Sustainability after Sustainability


When judging the projects proposed in wilderness areas, in particular the Big Tupper Resort, the tourism industry first looks to the impact of operating their establishment. They hold sustainability as their standard and defend their right to exist by the efficiency of their machines, their care in avoiding waterways and wildlife, and the direct impact of clearing the required lands. They’re made to maintain certain standards across these criteria, but their assessments would be more accurate and practical if they included their impact in a situation in which the project would have to be abandoned or closed in the analysis. Large budget projects are fickle, and can be easily halted, even after completion, and in such a situation, the uninhabited remains become the only environmental hazard, and continue as such for longer than the original project was in operation.

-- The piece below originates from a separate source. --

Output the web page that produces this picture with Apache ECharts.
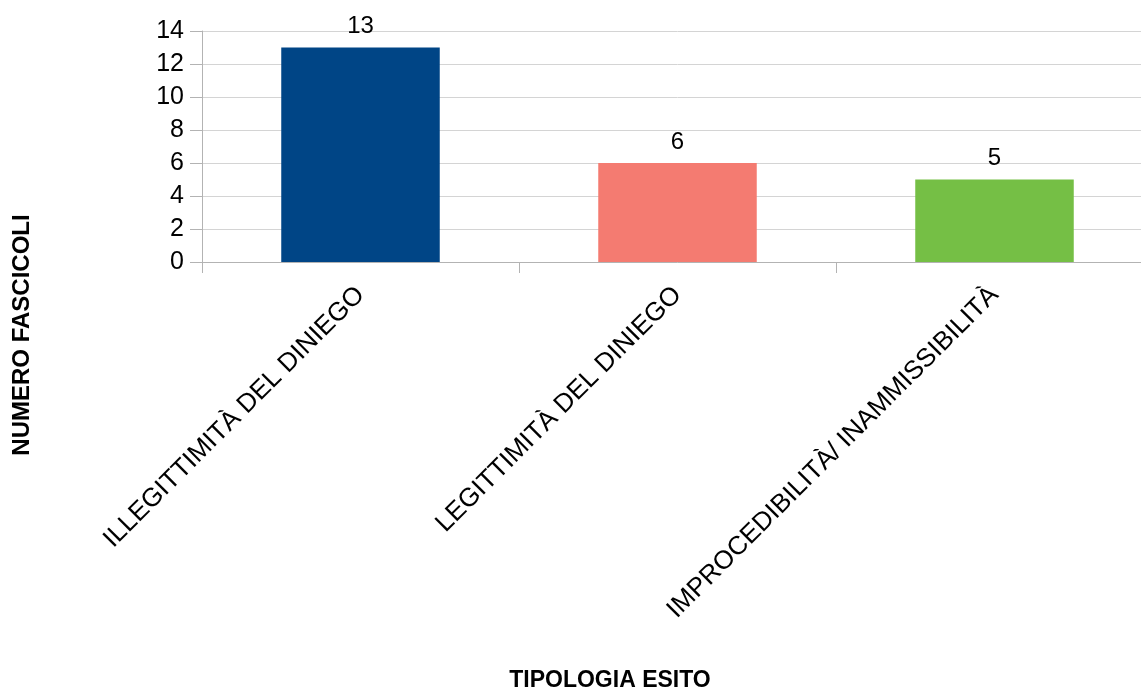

This situation effectively articulates the ecological gap between a resort such as the proposed Big Tupper, a ski-driven operation and hiking/backcountry ski trails. If the state no longer had the funds to maintain trails in the high peak, the high peaks ecosystem would not struggle with their presence in the following years. Within five years, it is likely only an expert would be able to identify where the tails used to lie. But a resort of the magnitude of Big Tupper would endure for centuries after its closing as a near permanent scar on the Adirondack wilderness. Gore Mountain, in contrast, to Big Tupper, consists mostly of trail development, and though wider and more intrusive than hiking trails, would dissipate faster than the lodge at the resort, or the substantially more developed Big Tupper Resort.